→ EXERCISE DESCRIPTION: In the lines below, output everything from the first line through the line containing "(a0 |- pop.north);" exactly as it is. Pictures are not part of the output.

→ INFORMATION SUPPLIED:
⁂
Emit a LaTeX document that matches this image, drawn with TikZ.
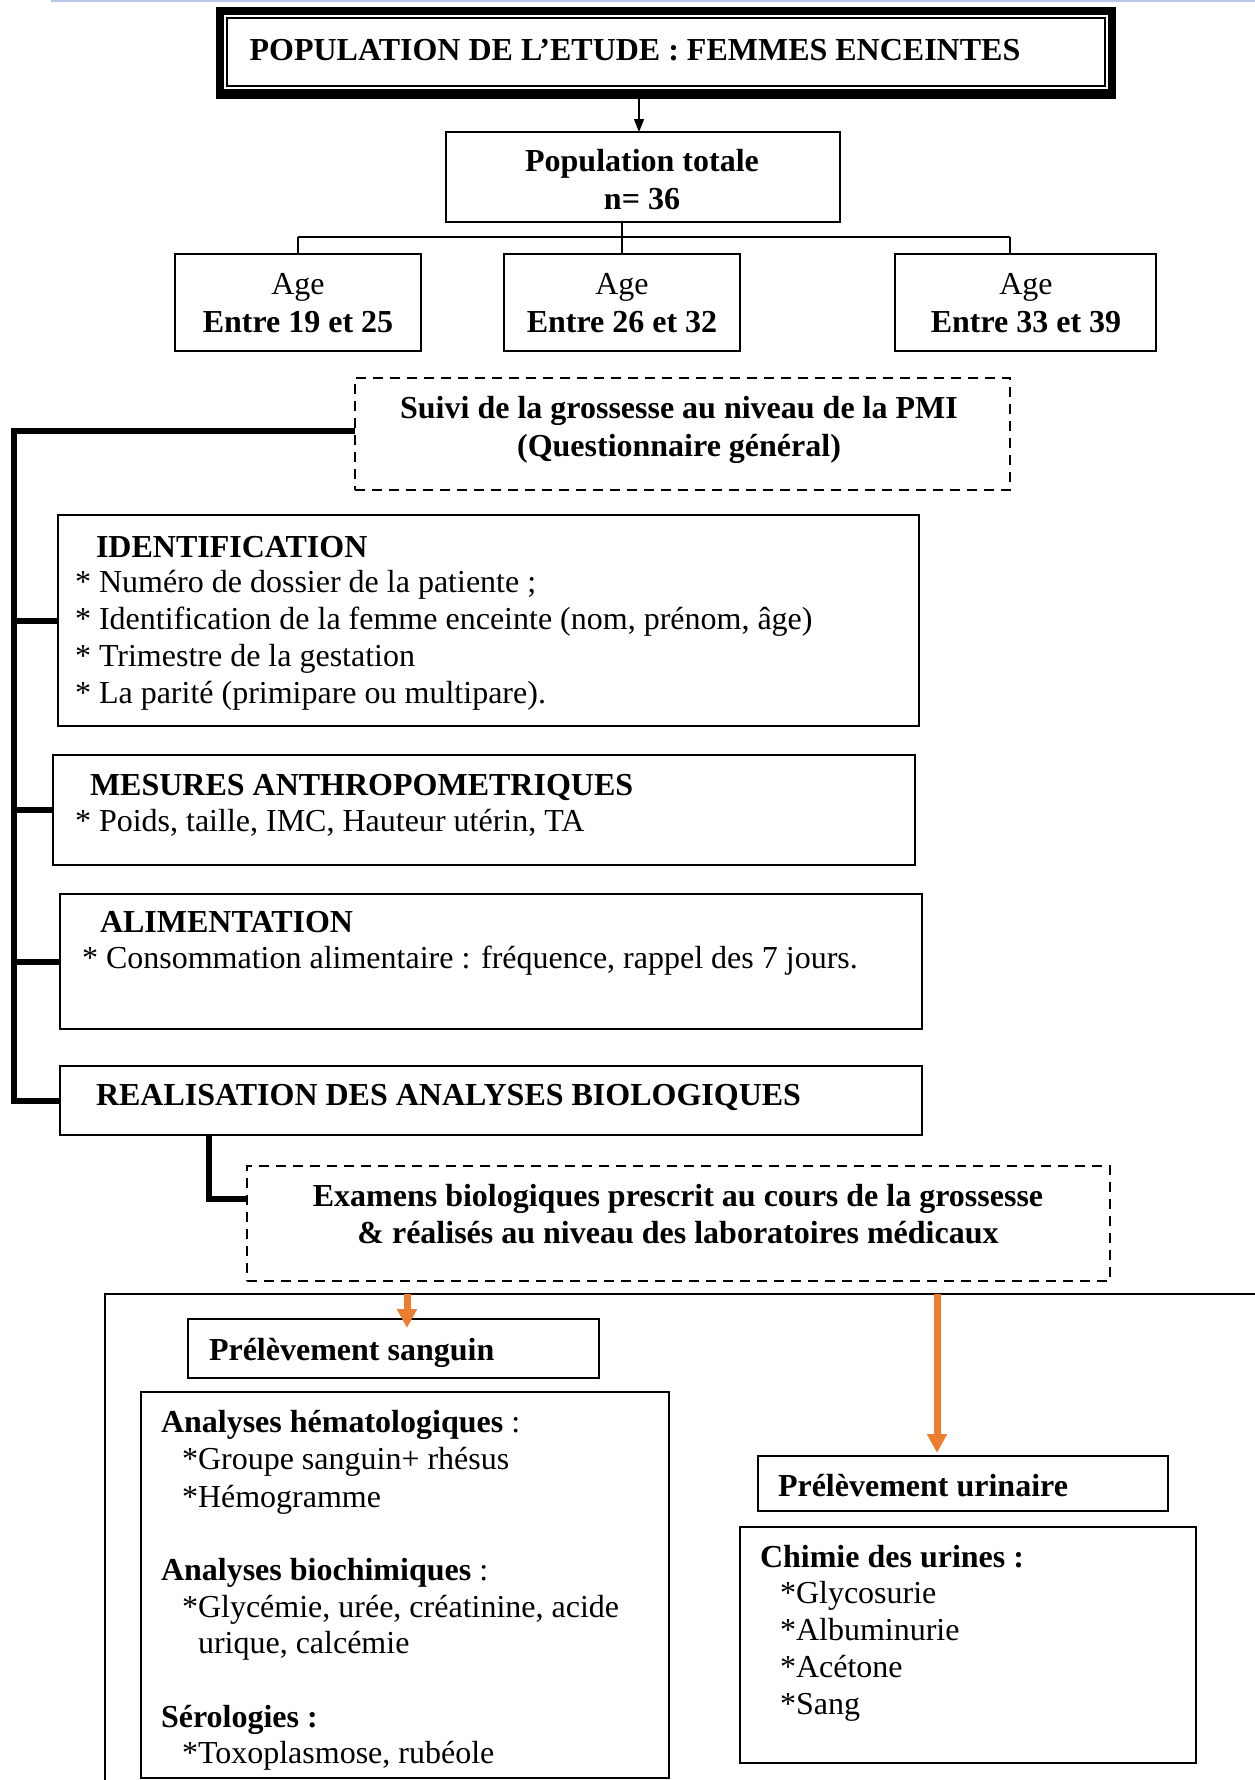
\documentclass[tikz,border=0pt]{standalone}
\usepackage{fontspec}
\setmainfont{Liberation Serif}
\usetikzlibrary{arrows.meta,calc}
\definecolor{topblue}{RGB}{180,199,231}
\definecolor{orangeA}{RGB}{237,125,49}
\begin{document}
\begin{tikzpicture}[x=1pt,y=-1pt,
 every node/.style={font=\fontsize{32}{37}\selectfont, inner sep=0pt, outer sep=0pt},
 bf/.style={font=\fontsize{32}{37}\selectfont\bfseries},
 frame/.style={draw, line width=2pt, anchor=north west},
 dframe/.style={draw, line width=2pt, dash pattern=on 10pt off 7pt, anchor=north west},
 txt/.style={anchor=base west},
 ctxt/.style={anchor=base},
 bracket/.style={line width=6pt},
 thinline/.style={line width=1.5pt},
 oarr/.style={draw=orangeA, line width=7pt, -{Triangle[length=19pt,width=19pt,fill=orangeA]}},
 barr/.style={line width=1.5pt, -{Triangle[length=13pt,width=10pt]}}]
\useasboundingbox (0,0) rectangle (1255,1780);
\fill[white] (0,0) rectangle (1255,1780);

% top rule
\draw[topblue, line width=2pt] (51,1) -- (1255,1);

% title
\node[fill=black, minimum width=900pt, minimum height=92pt, anchor=north west] (title) at (216,7) {};
\node[fill=white, minimum width=884pt, minimum height=74pt, anchor=north west] (titlein) at (224,15) {};
\node[draw, line width=1.5pt, minimum width=878pt, minimum height=68pt, anchor=north west] (titleline) at (227,18) {};
\node[ctxt, bf] (titletxt) at (635,60) {POPULATION DE L’ETUDE : FEMMES ENCEINTES};

% population totale
\node[frame, minimum width=394pt, minimum height=90pt] (pop) at (446,132) {};
\node[ctxt, bf] (poptxta) at (642,171) {Population totale};
\node[ctxt, bf] (poptxtb) at (642,209) {n= 36};
\coordinate (a0) at (639,99);
\draw[barr] (a0) -- (a0 |- pop.north);

% age boxes
\node[frame, minimum width=246pt, minimum height=97pt] (age1) at (175,254) {};
\node[frame, minimum width=236pt, minimum height=97pt] (age2) at (504,254) {};
\node[frame, minimum width=261pt, minimum height=97pt] (age3) at (895,254) {};
\node[ctxt] (age1a) at (298,294) {Age};
\node[ctxt, bf] (age1b) at (298,332) {Entre 19 et 25};
\node[ctxt] (age2a) at (622,294) {Age};
\node[ctxt, bf] (age2b) at (622,332) {Entre 26 et 32};
\node[ctxt] (age3a) at (1026,294) {Age};
\node[ctxt, bf] (age3b) at (1026,332) {Entre 33 et 39};

\coordinate (j) at (622,237);
\coordinate (a3) at (1010,254);
\draw[thinline] (j |- pop.south) -- (j);
\draw[line width=2.2pt] (age1.north |- j) -- (j -| a3);
\draw[thinline] (age1.north |- j) -- (age1.north);
\draw[thinline] (j) -- (j |- age2.north);
\draw[thinline] (j -| a3) -- (a3 |- age3.north);

% suivi
\node[dframe, minimum width=655pt, minimum height=112pt] (suivi) at (355,378) {};
\node[ctxt, bf] (suivia) at (679,418) {Suivi de la grossesse au niveau de la PMI};
\node[ctxt, bf] (suivib) at (679,456) {(Questionnaire général)};

% identification
\node[frame, minimum width=861pt, minimum height=211pt] (id) at (58,515) {};
\node[txt, bf] (idh) at (96,557) {IDENTIFICATION};
\node[txt] (id1) at (75,592) {* Numéro de dossier de la patiente ;};
\node[txt] (id2) at (75,629) {* Identification de la femme enceinte (nom, prénom, âge)};
\node[txt] (id3) at (75,666) {* Trimestre de la gestation};
\node[txt] (id4) at (75,703) {* La parité (primipare ou multipare).};

% mesures
\node[frame, minimum width=862pt, minimum height=110pt] (mes) at (53,755) {};
\node[txt, bf] (mesh) at (90,795) {MESURES ANTHROPOMETRIQUES};
\node[txt] (mes1) at (75,831) {* Poids, taille, IMC, Hauteur utérin, TA};

% alimentation
\node[frame, minimum width=862pt, minimum height=135pt] (ali) at (60,894) {};
\node[txt, bf] (alih) at (100,932) {ALIMENTATION};
\node[txt] (ali1) at (82,968) {* Consommation alimentaire : fréquence, rappel des 7 jours.};

% realisation
\node[frame, minimum width=862pt, minimum height=69pt] (real) at (60,1066) {};
\node[txt, bf] (realt) at (96,1105) {REALISATION DES ANALYSES BIOLOGIQUES};

% left bracket
\coordinate (L) at (14,431);
\draw[bracket] (suivi.west |- L) -- (L) -- (L |- real.west) -- (real.west);
\draw[bracket] (L |- id.west) -- (id.west);
\draw[bracket] (L |- mes.west) -- (mes.west);
\draw[bracket] (L |- ali.west) -- (ali.west);

% examens
\node[dframe, minimum width=863pt, minimum height=115pt] (ex) at (247,1166) {};
\node[ctxt, bf] (exa) at (678,1206) {Examens biologiques prescrit au cours de la grossesse};
\node[ctxt, bf] (exb) at (678,1243) {\& réalisés au niveau des laboratoires médicaux};
\coordinate (K) at (209,1199);
\draw[bracket] (K |- real.south) -- (K) -- (K -| ex.west);

% big frame
\coordinate (bb1) at (105,1780);
\coordinate (bb2) at (105,1294);
\coordinate (bb3) at (1255,1294);
\draw[line width=2pt] (bb1) -- (bb2) -- (bb3);

% prelevements
\node[frame, line width=2.5pt, minimum width=411pt, minimum height=59pt] (sang) at (188,1319) {};
\node[txt, bf] (sangt) at (209,1360) {Prélèvement sanguin};
\node[frame, line width=2.5pt, minimum width=410pt, minimum height=55pt] (uri) at (758,1456) {};
\node[txt, bf] (urit) at (778,1496) {Prélèvement urinaire};

\coordinate (o1) at (407,1294);
\coordinate (o2) at (937,1294);
\draw[oarr] (o1) -- ($(o1 |- sang.north)+(0,9)$);
\draw[oarr] (o2) -- ($(o2 |- uri.north)+(0,-3)$);

% analyses box
\node[frame, minimum width=528pt, minimum height=386pt] (ana) at (141,1392) {};
\node[txt] (ana1) at (161,1432) {\textbf{Analyses hématologiques} :};
\node[txt] (ana2) at (182,1469) {*Groupe sanguin+ rhésus};
\node[txt] (ana3) at (182,1507) {*Hémogramme};
\node[txt] (ana4) at (161,1580) {\textbf{Analyses biochimiques} :};
\node[txt] (ana5) at (182,1617) {*Glycémie, urée, créatinine, acide};
\node[txt] (ana6) at (198,1653) {urique, calcémie};
\node[txt, bf] (ana7) at (161,1727) {Sérologies :};
\node[txt] (ana8) at (182,1763) {*Toxoplasmose, rubéole};

% chimie box
\node[frame, minimum width=456pt, minimum height=236pt] (chim) at (740,1527) {};
\node[txt, bf] (chimh) at (760,1567) {Chimie des urines :};
\node[txt] (chim1) at (780,1603) {*Glycosurie};
\node[txt] (chim2) at (780,1640) {*Albuminurie};
\node[txt] (chim3) at (780,1677) {*Acétone};
\node[txt] (chim4) at (780,1714) {*Sang};
\end{tikzpicture}
\end{document}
⁂
→ TASK SOLUTION:
Emit a LaTeX document that matches this image, drawn with TikZ.
\documentclass[tikz,border=0pt]{standalone}
\usepackage{fontspec}
\setmainfont{Liberation Serif}
\usetikzlibrary{arrows.meta,calc}
\definecolor{topblue}{RGB}{180,199,231}
\definecolor{orangeA}{RGB}{237,125,49}
\begin{document}
\begin{tikzpicture}[x=1pt,y=-1pt,
 every node/.style={font=\fontsize{32}{37}\selectfont, inner sep=0pt, outer sep=0pt},
 bf/.style={font=\fontsize{32}{37}\selectfont\bfseries},
 frame/.style={draw, line width=2pt, anchor=north west},
 dframe/.style={draw, line width=2pt, dash pattern=on 10pt off 7pt, anchor=north west},
 txt/.style={anchor=base west},
 ctxt/.style={anchor=base},
 bracket/.style={line width=6pt},
 thinline/.style={line width=1.5pt},
 oarr/.style={draw=orangeA, line width=7pt, -{Triangle[length=19pt,width=19pt,fill=orangeA]}},
 barr/.style={line width=1.5pt, -{Triangle[length=13pt,width=10pt]}}]
\useasboundingbox (0,0) rectangle (1255,1780);
\fill[white] (0,0) rectangle (1255,1780);

% top rule
\draw[topblue, line width=2pt] (51,1) -- (1255,1);

% title
\node[fill=black, minimum width=900pt, minimum height=92pt, anchor=north west] (title) at (216,7) {};
\node[fill=white, minimum width=884pt, minimum height=74pt, anchor=north west] (titlein) at (224,15) {};
\node[draw, line width=1.5pt, minimum width=878pt, minimum height=68pt, anchor=north west] (titleline) at (227,18) {};
\node[ctxt, bf] (titletxt) at (635,60) {POPULATION DE L’ETUDE : FEMMES ENCEINTES};

% population totale
\node[frame, minimum width=394pt, minimum height=90pt] (pop) at (446,132) {};
\node[ctxt, bf] (poptxta) at (642,171) {Population totale};
\node[ctxt, bf] (poptxtb) at (642,209) {n= 36};
\coordinate (a0) at (639,99);
\draw[barr] (a0) -- (a0 |- pop.north);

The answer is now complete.